I take issue with that strategy on many counts:
really good quality LLLL's
A lot of disagreement among domainers on what those are, they surely are expensive, but a lot of junk is also expensive.
Within a given market the best way to bring risk down is to buy cheap. You learn how to buy cheap by long study and experience. And you rarely can buy cheap whatever is currently "hot".
give it a couple of months
In a couple months the party may be over. There is a lot of interest in LLLL.coms now becuse they went extinct two weeks ago. Just two weeks! It is sure that, in the short term, that interest will fade. They are a great long term investment, in my opinion, but what is happening at the moment is not much indication of how things will pan out.

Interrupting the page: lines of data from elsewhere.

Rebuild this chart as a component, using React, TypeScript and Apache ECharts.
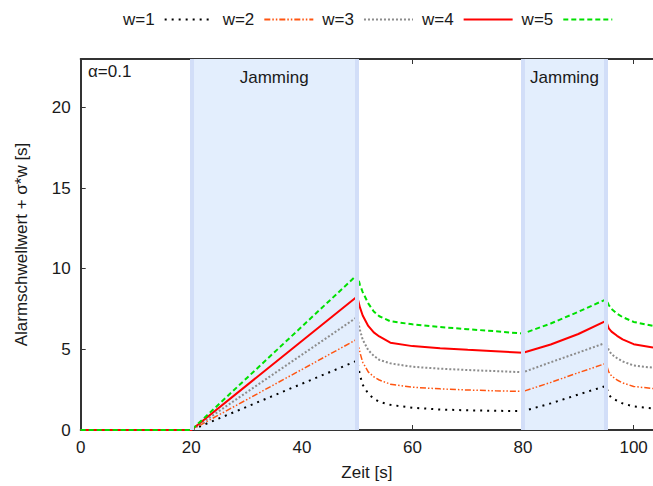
import React, { useEffect, useRef } from "react";
import * as echarts from "echarts";

const times = [0, 20, 50, 50.5, 51, 52, 53, 54, 56, 60, 65, 70, 75, 80, 85, 90, 95, 95.5, 96, 97, 98, 100, 103.5];
const w1 = [0, 0, 4.3, 3.4, 2.8, 2.25, 1.95, 1.75, 1.56, 1.38, 1.27, 1.22, 1.19, 1.17, 1.65, 2.2, 2.73, 2.2, 1.98, 1.82, 1.65, 1.46, 1.34];
const w2 = [0, 0, 5.63, 4.8, 4.2, 3.6, 3.3, 3.1, 2.84, 2.65, 2.55, 2.48, 2.43, 2.39, 2.95, 3.55, 4.13, 3.6, 3.35, 3.1, 2.92, 2.7, 2.57];
const w3 = [0, 0, 7.0, 6.2, 5.6, 4.95, 4.6, 4.35, 4.13, 3.92, 3.8, 3.72, 3.65, 3.58, 4.2, 4.8, 5.41, 4.95, 4.7, 4.45, 4.25, 4.0, 3.86];
const w4 = [0, 0, 8.28, 7.6, 7.1, 6.45, 6.05, 5.8, 5.41, 5.2, 5.07, 4.97, 4.88, 4.79, 5.3, 5.95, 6.76, 6.3, 6.1, 5.84, 5.62, 5.32, 5.12];
const w5 = [0, 0, 9.62, 9.0, 8.55, 7.85, 7.35, 7.05, 6.74, 6.55, 6.38, 6.25, 6.12, 5.98, 6.6, 7.33, 8.1, 7.75, 7.5, 7.21, 7.0, 6.7, 6.45];
const seriesNames = ["w=1", "w=2", "w=3", "w=4", "w=5"];
const jammingStarts = [20, 80];
const jammingEnds = [50, 95];
const jammingLabel = "Jamming";

const FONT = "'Liberation Sans', Arial, Helvetica, sans-serif";
const TXT = "#1a1a1a";
const FS = 17;

export default function App() {
  const ref = useRef<HTMLDivElement>(null);
  useEffect(() => {
    if (!ref.current) return;
    const chart = echarts.init(ref.current, undefined, { renderer: "svg" });
    const all = [w1, w2, w3, w4, w5];
    const styles = [
      { color: "#000000", width: 2, type: [2, 5] },
      { color: "#ff5511", width: 1.5, type: [6, 2, 1.5, 2, 1.5, 2] },
      { color: "#8c8c8c", width: 2, type: [2, 2] },
      { color: "#ff0000", width: 2, type: "solid" },
      { color: "#00e000", width: 2, type: [5, 3] },
    ];
    const lineSeries = all.map((vals, i) => ({
      name: seriesNames[i],
      type: "line",
      symbol: "none",
      showSymbol: false,
      z: 3,
      data: times.map((t, k) => [t, vals[k]]),
      lineStyle: styles[i],
      itemStyle: { color: styles[i].color },
    }));
    const bandSeries = {
      name: "bands",
      type: "line",
      data: [],
      z: 1,
      markArea: {
        silent: true,
        itemStyle: { color: "#e3eefd" },
        label: {
          show: true,
          position: "insideTop",
          distance: 10,
          color: TXT,
          fontSize: FS,
          fontFamily: FONT,
        },
        data: jammingStarts.map((s, i) => [
          { xAxis: s, name: jammingLabel },
          { xAxis: jammingEnds[i] },
        ]),
      },
      markLine: {
        silent: true,
        symbol: "none",
        label: { show: false },
        lineStyle: { color: "#d2def8", width: 4, type: "solid" },
        data: [...jammingStarts, ...jammingEnds].map((x) => ({ xAxis: x })),
      },
    };
    const axisCommon = {
      axisLine: { show: true, lineStyle: { color: "#333", width: 2 } },
      axisTick: { show: true, inside: true, length: 5, lineStyle: { color: "#333", width: 1 } },
      splitLine: { show: false },
    };
    chart.setOption({
      animation: false,
      textStyle: { fontFamily: FONT },
      grid: { left: 80.7, right: 0, top: 59, bottom: 54 },
      legend: {
        data: seriesNames,
        top: 6,
        left: 118,
        align: "right",
        itemWidth: 49,
        itemHeight: 14,
        itemGap: 8,
        itemStyle: { opacity: 0 },
        textStyle: { fontSize: FS, color: TXT, fontFamily: FONT, padding: [0, 5, 0, 0] },
      },
      graphic: [
        {
          type: "text",
          left: 88,
          top: 63,
          style: { text: "α=0.1", fontSize: FS, fill: TXT, fontFamily: FONT },
        },
      ],
      xAxis: [
        {
          type: "value",
          min: 0,
          max: 103.5,
          interval: 20,
          position: "bottom",
          name: "Zeit [s]",
          nameLocation: "middle",
          nameGap: 34,
          nameTextStyle: { fontSize: FS, color: TXT, fontFamily: FONT },
          axisLabel: { fontSize: FS, color: TXT, margin: 9, showMaxLabel: false, fontFamily: FONT },
          ...axisCommon,
        },
        {
          type: "value",
          min: 0,
          max: 103.5,
          interval: 20,
          position: "top",
          axisLabel: { show: false },
          ...axisCommon,
        },
      ],
      yAxis: {
        type: "value",
        min: 0,
        max: 23,
        interval: 5,
        name: "Alarmschwellwert + σ*w [s]",
        nameLocation: "middle",
        nameGap: 51,
        nameTextStyle: { fontSize: FS, color: TXT, fontFamily: FONT },
        axisLabel: { fontSize: FS, color: TXT, margin: 10, showMaxLabel: false, fontFamily: FONT },
        ...axisCommon,
      },
      series: [bandSeries, ...lineSeries],
    });
    return () => chart.dispose();
  }, []);
  return <div ref={ref} style={{ width: 653, height: 486, position: "absolute", left: 0, top: 0 }} />;
}
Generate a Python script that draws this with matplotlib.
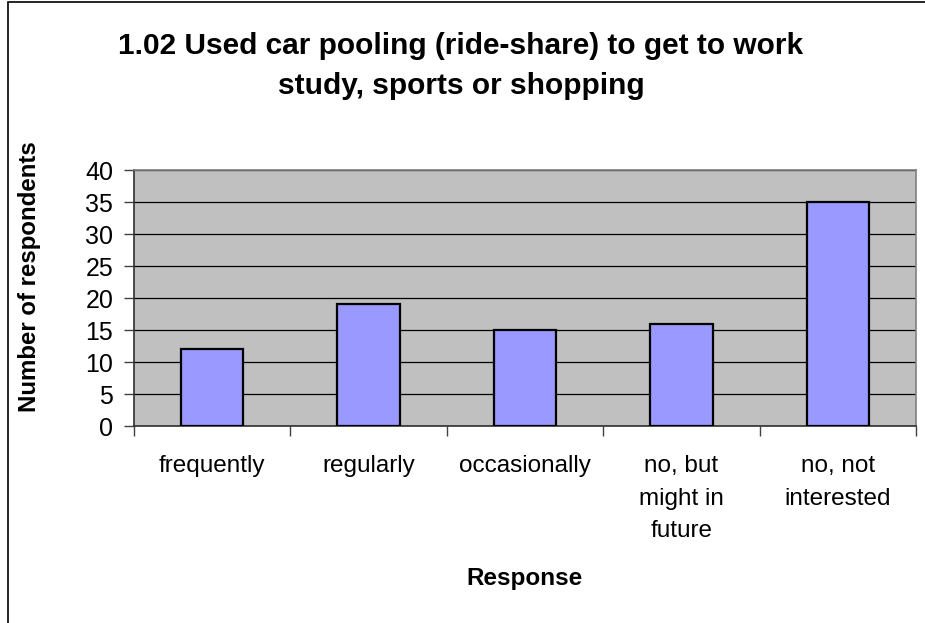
import numpy as np
import matplotlib.pyplot as plt
from matplotlib.patches import Rectangle

categories = ['frequently', 'regularly', 'occasionally', 'no, but\nmight in\nfuture', 'no, not\ninterested']
counts = [12, 19, 15, 16, 35]
yticks = [0, 5, 10, 15, 20, 25, 30, 35, 40]

plt.rcParams['font.family'] = ['Liberation Sans', 'DejaVu Sans']

W, H = 925, 623
fig = plt.figure(figsize=(W/100, H/100), dpi=100)
fig.patch.set_facecolor('white')

# outer chart frame (only left and top visible in the reference)
fig.patches.append(Rectangle((8/W, -0.1), 1.2, 1.1 - 2/H, transform=fig.transFigure,
                             fill=False, edgecolor='black', linewidth=1.2))

ax = fig.add_axes([134/W, 1-426/H, (916-134)/W, (426-170)/H])
ax.set_facecolor('#C0C0C0')

x = np.arange(len(categories))
ax.bar(x, counts, width=0.4, color='#9999FF', edgecolor='black', linewidth=1.6, zorder=3)

ax.set_xlim(-0.5, len(categories)-0.5)
ax.set_ylim(0, 40)
ax.set_yticks(yticks)
ax.yaxis.grid(True, color='black', linewidth=0.9, zorder=1)
ax.set_axisbelow(True)

ax.set_xticks(np.arange(len(categories)+1) - 0.5)
ax.set_xticklabels([])
ax.tick_params(axis='x', length=7, width=1, color='#404040')
ax.tick_params(axis='y', length=7, width=1, color='#404040', labelsize=18, pad=8)
for xi, lab in zip(x, categories):
    ax.text(xi, -0.113, lab, transform=ax.get_xaxis_transform(), ha='center', va='top',
            fontsize=17.5, linespacing=1.63)

for s in ['top', 'right']:
    ax.spines[s].set_color('#808080')
for s in ['left', 'bottom']:
    ax.spines[s].set_color('#303030')
for s in ax.spines.values():
    s.set_linewidth(1.2)

fig.text(461/W, 1-46/H, '1.02 Used car pooling (ride-share) to get to work', ha='center', va='center',
         fontsize=21.5, fontweight='bold')
fig.text(461/W, 1-86/H, 'study, sports or shopping', ha='center', va='center',
         fontsize=21.5, fontweight='bold')
fig.text(30/W, 1-277/H, 'Number of respondents', rotation=90, ha='center', va='center',
         fontsize=17.3, fontweight='bold')
fig.text(524/W, 1-578/H, 'Response', ha='center', va='center', fontsize=17.5, fontweight='bold')

fig.savefig('out.png', dpi=100)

when the times right and competetion is less
no way to be sure of the time being right, but I doubt the competetion in two months will be less. The market for CVCV is superheated at the moment, that is not the way any market usually is.
sell for a fairly decent profit
In the $500 range you should be looking for several times your investment as a goal. I cannot imagine that kind of continued increase in CVCV prices in the near term. {{That is what the Wall Street saying: "Trees don't grow in the sky" means.}} Long term they almost surely will go higher, but other domains will probably out pace them from todays price levels.
Just my opinions, others will likely disagree.